* Set exercise
Only the lines from the start of the data through the line containing "const rpm20 = [390, 385, 366, 319, 240, 119, 18];" should be written out, exactly as they are, with both ends included and the pictures left out.

* Items listed in a dataset
------
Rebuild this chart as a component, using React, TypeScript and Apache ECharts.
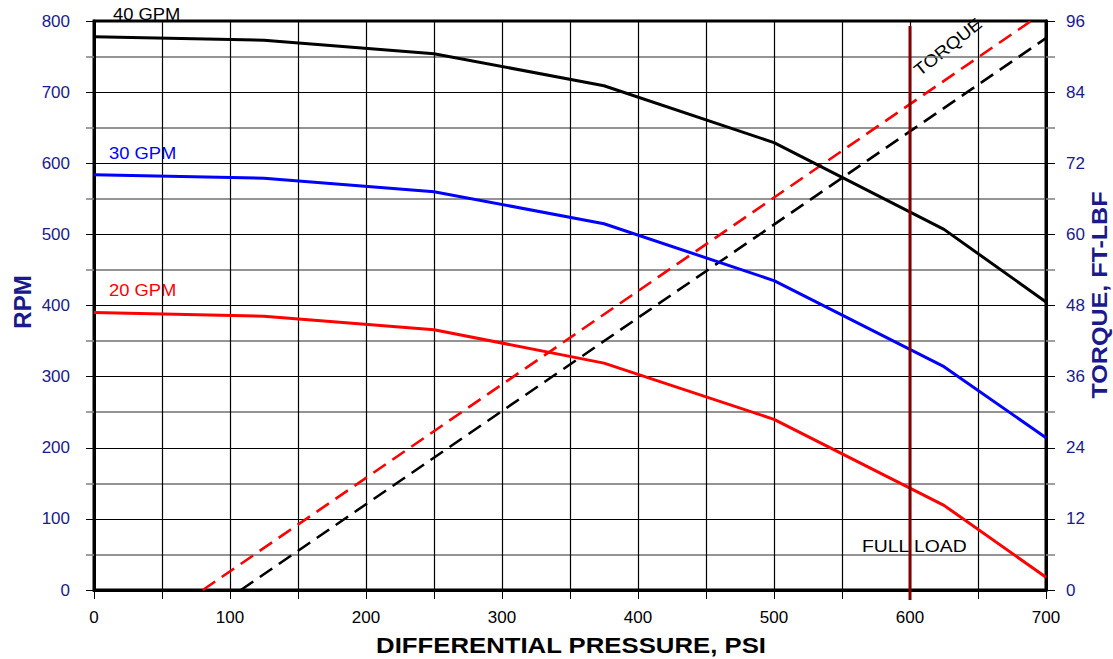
import React, { useEffect, useRef } from "react";
import * as echarts from "echarts";

const pressure = [0, 125, 250, 375, 500, 625, 700];
const rpm40 = [778, 773, 754, 709, 629, 507, 405];
const rpm30 = [584, 579, 560, 515, 435, 314, 214];
const rpm20 = [390, 385, 366, 319, 240, 119, 18];

const torqueRedX = [80, 689];
const torqueRedY = [0, 96];
const torqueBlackX = [108, 700];
const torqueBlackY = [0, 93.1];

const fullLoadX = [600, 600];
const fullLoadY = [-14, 793];

const NAVY = "#1a1a8c";
const FONT = "'Liberation Sans', Arial, sans-serif";

const pairs = (xs: number[], ys: number[]) => xs.map((x, i) => [x, ys[i]]);

export default function App() {
  const ref = useRef<HTMLDivElement>(null);
  useEffect(() => {
    if (!ref.current) return;
    const chart = echarts.init(ref.current, null, { renderer: "svg" });
    const curve = (name: string, ys: number[], color: string) => ({
      name,
      type: "line",
      yAxisIndex: 0,
      data: pairs(pressure, ys),
      symbol: "none",
      lineStyle: { color, width: 3 },
      z: 5,
    });
    const label = (text: string, x: number, y: number, fill: string) => ({
      type: "text",
      x,
      y,
      scaleX: 1.08,
      style: { text, fill, font: `17px ${FONT}`, align: "left", verticalAlign: "middle" },
    });
    chart.setOption({
      animation: false,
      backgroundColor: "#fff",
      textStyle: { fontFamily: FONT },
      grid: { left: 94, right: 67, top: 21, bottom: 69, show: true, borderColor: "#000", borderWidth: 3 },
      xAxis: {
        type: "value",
        min: 0,
        max: 700,
        interval: 100,
        axisLine: { lineStyle: { color: "#000", width: 3 } },
        axisTick: { show: true, length: 9, lineStyle: { color: "#000", width: 1 } },
        minorTick: { show: true, splitNumber: 2, length: 9, lineStyle: { color: "#000", width: 1 } },
        axisLabel: { color: "#000", fontSize: 17, margin: 19, fontFamily: FONT },
        splitLine: { show: true, lineStyle: { color: "#000", width: 1.2 } },
        minorSplitLine: { show: true, lineStyle: { color: "#000", width: 1.2 } },
      },
      yAxis: [
        {
          type: "value",
          min: 0,
          max: 800,
          interval: 100,
          axisLine: { show: true, lineStyle: { color: "#000", width: 3 } },
          axisTick: { show: true, length: 8, lineStyle: { color: "#000", width: 1 } },
          minorTick: { show: true, splitNumber: 2, length: 8, lineStyle: { color: "#808080", width: 1.5 } },
          axisLabel: { color: NAVY, fontSize: 17, margin: 24, fontFamily: FONT },
          splitLine: { show: true, lineStyle: { color: "#000", width: 1.2 } },
          minorSplitLine: { show: true, lineStyle: { color: "#707070", width: 1.6 } },
        },
        {
          type: "value",
          position: "right",
          min: 0,
          max: 96,
          interval: 12,
          axisLine: { show: true, lineStyle: { color: "#000", width: 3 } },
          axisTick: { show: true, length: 9, lineStyle: { color: "#000", width: 1 } },
          minorTick: { show: true, splitNumber: 2, length: 9, lineStyle: { color: "#808080", width: 1.5 } },
          axisLabel: { color: NAVY, fontSize: 17, margin: 20, fontFamily: FONT },
          splitLine: { show: false },
        },
      ],
      series: [
        curve("40 GPM", rpm40, "#000"),
        curve("30 GPM", rpm30, "#0000ff"),
        curve("20 GPM", rpm20, "#ff0000"),
        {
          name: "Torque (red)",
          type: "line",
          yAxisIndex: 1,
          data: pairs(torqueRedX, torqueRedY),
          symbol: "none",
          lineStyle: { color: "#ff0000", width: 2.6, type: [15, 8] },
          z: 4,
        },
        {
          name: "Torque (black)",
          type: "line",
          yAxisIndex: 1,
          data: pairs(torqueBlackX, torqueBlackY),
          symbol: "none",
          lineStyle: { color: "#000", width: 2.6, type: [15, 8] },
          z: 4,
        },
        {
          name: "Full load",
          type: "line",
          yAxisIndex: 0,
          data: pairs(fullLoadX, fullLoadY),
          symbol: "none",
          clip: false,
          lineStyle: { color: "#800000", width: 3 },
          z: 6,
        },
      ],
      graphic: [
        label("40 GPM", 113, 14, "#000"),
        label("30 GPM", 109, 153, "#0000ff"),
        label("20 GPM", 109, 290, "#ff0000"),
        { ...label("FULL LOAD", 862, 546, "#000"), scaleX: 1.14 },
        {
          type: "text",
          x: 948,
          y: 47,
          rotation: (38.6 * Math.PI) / 180,
          scaleX: 1.12,
          style: { text: "TORQUE", fill: "#000", font: `17px ${FONT}`, align: "center", verticalAlign: "middle" },
        },
        {
          type: "text",
          x: 22,
          y: 302,
          rotation: Math.PI / 2,
          style: { text: "RPM", fill: NAVY, font: `bold 24px ${FONT}`, align: "center", verticalAlign: "middle" },
        },
        {
          type: "text",
          x: 1100,
          y: 295,
          rotation: Math.PI / 2,
          scaleX: 1.14,
          style: { text: "TORQUE, FT-LBF", fill: NAVY, font: `bold 22px ${FONT}`, align: "center", verticalAlign: "middle" },
        },
        {
          type: "text",
          x: 571,
          y: 645,
          scaleX: 1.17,
          style: { text: "DIFFERENTIAL PRESSURE, PSI", fill: "#000", font: `bold 22px ${FONT}`, align: "center", verticalAlign: "middle" },
        },
      ],
    });
    return () => chart.dispose();
  }, []);
  return <div ref={ref} style={{ position: "absolute", left: 0, top: 0, width: 1113, height: 659, background: "#fff" }} />;
}
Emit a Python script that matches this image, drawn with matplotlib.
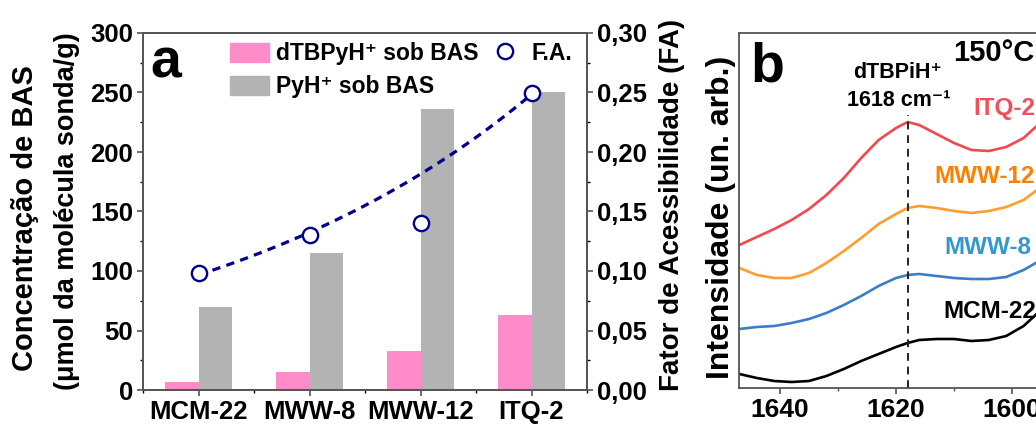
import numpy as np
import matplotlib
matplotlib.use('Agg')
import matplotlib.pyplot as plt
from matplotlib.patches import Patch
from matplotlib.lines import Line2D
from matplotlib.ticker import MultipleLocator, FuncFormatter

plt.rcParams['font.family'] = ['Liberation Sans', 'DejaVu Sans']
plt.rcParams['font.weight'] = 'bold'

# Panel a data
samples = ['MCM-22', 'MWW-8', 'MWW-12', 'ITQ-2']
dtbpy_bas = [7, 15, 33, 63]
pyh_bas = [70, 115, 236, 250]
fa = [0.098, 0.130, 0.140, 0.250]
fit_samples = ['MCM-22', 'MWW-8', 'ITQ-2']

# Panel b data (IR spectra)
wavenumber = [1647, 1644, 1641, 1638, 1635, 1632, 1629, 1626, 1623, 1620,
              1618, 1616, 1613, 1610, 1607, 1604, 1601, 1598, 1595]
itq2 = [1.43, 1.51, 1.59, 1.68, 1.79, 1.93, 2.10, 2.30, 2.48, 2.60,
        2.66, 2.63, 2.54, 2.45, 2.38, 2.37, 2.41, 2.50, 2.66]
mww12 = [1.20, 1.13, 1.10, 1.10, 1.15, 1.25, 1.37, 1.50, 1.64, 1.74,
         1.80, 1.82, 1.80, 1.77, 1.75, 1.77, 1.81, 1.88, 2.01]
mww8 = [0.59, 0.61, 0.62, 0.65, 0.69, 0.75, 0.83, 0.92, 1.02, 1.10,
        1.13, 1.14, 1.12, 1.10, 1.09, 1.09, 1.11, 1.18, 1.28]
mcm22 = [0.14, 0.10, 0.07, 0.06, 0.07, 0.12, 0.19, 0.27, 0.34, 0.41,
         0.45, 0.48, 0.49, 0.49, 0.47, 0.48, 0.52, 0.62, 0.78]
peak_wn = 1618

W, H = 1036, 426
spine_col = '#555555'
navy = '#00008b'


def box(x0, y0, x1, y1):
    return [x0 / W, 1 - y1 / H, (x1 - x0) / W, (y1 - y0) / H]


def style_spines(ax):
    for s in ax.spines.values():
        s.set_color(spine_col)
        s.set_linewidth(1.3)


fig = plt.figure(figsize=(W / 100, H / 100), dpi=100)

# ---- panel a ----
ax = fig.add_axes(box(143, 33, 587, 390))
ax2 = ax.twinx()
x = np.arange(len(samples))
ax.bar(x - 0.15, dtbpy_bas, 0.3, color='#ff8cc8')
ax.bar(x + 0.15, pyh_bas, 0.3, color='#b3b3b3')
ax.set_xlim(-0.5, 3.5)
ax.set_ylim(0, 300)
ax.set_xticks(x)
ax.set_xticklabels(samples)
ax.xaxis.set_minor_locator(MultipleLocator(0.5))
ax.yaxis.set_major_locator(MultipleLocator(50))
ax.yaxis.set_minor_locator(MultipleLocator(25))
ax2.set_ylim(0, 0.30)
ax2.yaxis.set_major_locator(MultipleLocator(0.05))
ax2.yaxis.set_minor_locator(MultipleLocator(0.025))
ax2.yaxis.set_major_formatter(FuncFormatter(lambda v, p: f'{v:.2f}'.replace('.', ',')))

for a in (ax, ax2):
    style_spines(a)
    a.tick_params(which='major', direction='out', length=4, width=1.2,
                  labelsize=18.5, colors='black', pad=3)
    a.tick_params(which='minor', direction='out', length=2.5, width=1.0)
    a.tick_params(axis='both', color=spine_col)
ax.tick_params(axis='x', pad=3)

# exponential guide through F.A. values
idx = [samples.index(s) for s in fit_samples]
coef = np.polyfit(x[idx], np.log(np.array(fa)[idx]), 1)
xf = np.linspace(0, 3, 100)
ax2.plot(xf, np.exp(np.polyval(coef, xf)), color=navy, lw=2.3,
         ls=(0, (2.6, 2.0)), zorder=3)
ax2.plot(x, fa, 'o', mfc='white', mec=navy, ms=11, mew=1.7, zorder=4)

handles = [Patch(color='#ff8cc8'), Patch(color='#b3b3b3'),
           Line2D([], [], ls='none', marker='o', mfc='white', mec=navy, ms=11, mew=1.7),
           Line2D([], [], ls='none')]
labels = ['dTBPyH⁺ sob BAS', 'PyH⁺ sob BAS', 'F.A.', '']
ax2.legend(handles, labels, ncol=2, loc='upper left', frameon=False,
           bbox_to_anchor=(230 / W, 1 - 42 / H), bbox_transform=fig.transFigure,
           fontsize=16.5, handlelength=1.7, handleheight=0.9, handletextpad=0.3,
           columnspacing=0.3, labelspacing=0.45, borderpad=0, borderaxespad=0)

fig.text(150 / W, 1 - 78 / H, 'a', fontsize=40, va='baseline', ha='left')
fig.text(25 / W, 1 - 218 / H, 'Concentração de BAS', rotation=90,
         fontsize=21, ha='center', va='center')
fig.text(67 / W, 1 - 211 / H, '(μmol da molécula sonda/g)', rotation=90,
         fontsize=19.5, ha='center', va='center')
fig.text(672 / W, 1 - 205 / H, 'Fator de Acessibilidade (FA)', rotation=90,
         fontsize=20, ha='center', va='center')

# ---- panel b ----
axb = fig.add_axes(box(739, 33, 1070, 388))
axb.plot(wavenumber, itq2, color='#f5474f', lw=1.9)
axb.plot(wavenumber, mww12, color='#ff9e2c', lw=1.9)
axb.plot(wavenumber, mww8, color='#3a7dc9', lw=1.9)
axb.plot(wavenumber, mcm22, color='black', lw=1.9)
axb.set_xlim(1647.07, 1590)
axb.set_ylim(0, 3.55)
axb.axvline(peak_wn, ymax=0.77, color='#222222', lw=1.4, ls=(0, (4, 3)))
axb.xaxis.set_major_locator(MultipleLocator(20))
axb.xaxis.set_minor_locator(MultipleLocator(10))
axb.set_yticks([])
style_spines(axb)
axb.tick_params(which='major', direction='out', length=4, width=1.2,
                labelsize=19, color=spine_col, pad=3)
axb.tick_params(which='minor', direction='out', length=2.5, width=1.0, color=spine_col)

axb.text(1606.7, 2.80, 'ITQ-2', color='#f0505a', fontsize=17.5, va='center')
axb.text(1613.3, 2.12, 'MWW-12', color='#ff8000', fontsize=17.5, va='center')
axb.text(1611.6, 1.41, 'MWW-8', color='#3399cc', fontsize=17.5, va='center')
axb.text(1611.9, 0.76, 'MCM-22', color='black', fontsize=17.5, va='center')
axb.text(1619.8, 3.15, 'dTBPiH⁺', fontsize=15.5, ha='center', va='center')
axb.text(1619.6, 2.88, '1618 cm⁻¹', fontsize=15.5, ha='center', va='center')
axb.text(1610.2, 3.35, '150°C', fontsize=21, ha='left', va='center')

fig.text(750 / W, 1 - 82 / H, 'b', fontsize=40, va='baseline', ha='left')
fig.text(721 / W, 1 - 217 / H, 'Intensidade (un. arb.)', rotation=90,
         fontsize=23, ha='center', va='center')

fig.savefig('out.png', dpi=100)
------
* The answer
Rebuild this chart as a component, using React, TypeScript and Apache ECharts.
import React, { useEffect, useRef } from "react";
import * as echarts from "echarts";

const pressure = [0, 125, 250, 375, 500, 625, 700];
const rpm40 = [778, 773, 754, 709, 629, 507, 405];
const rpm30 = [584, 579, 560, 515, 435, 314, 214];
const rpm20 = [390, 385, 366, 319, 240, 119, 18];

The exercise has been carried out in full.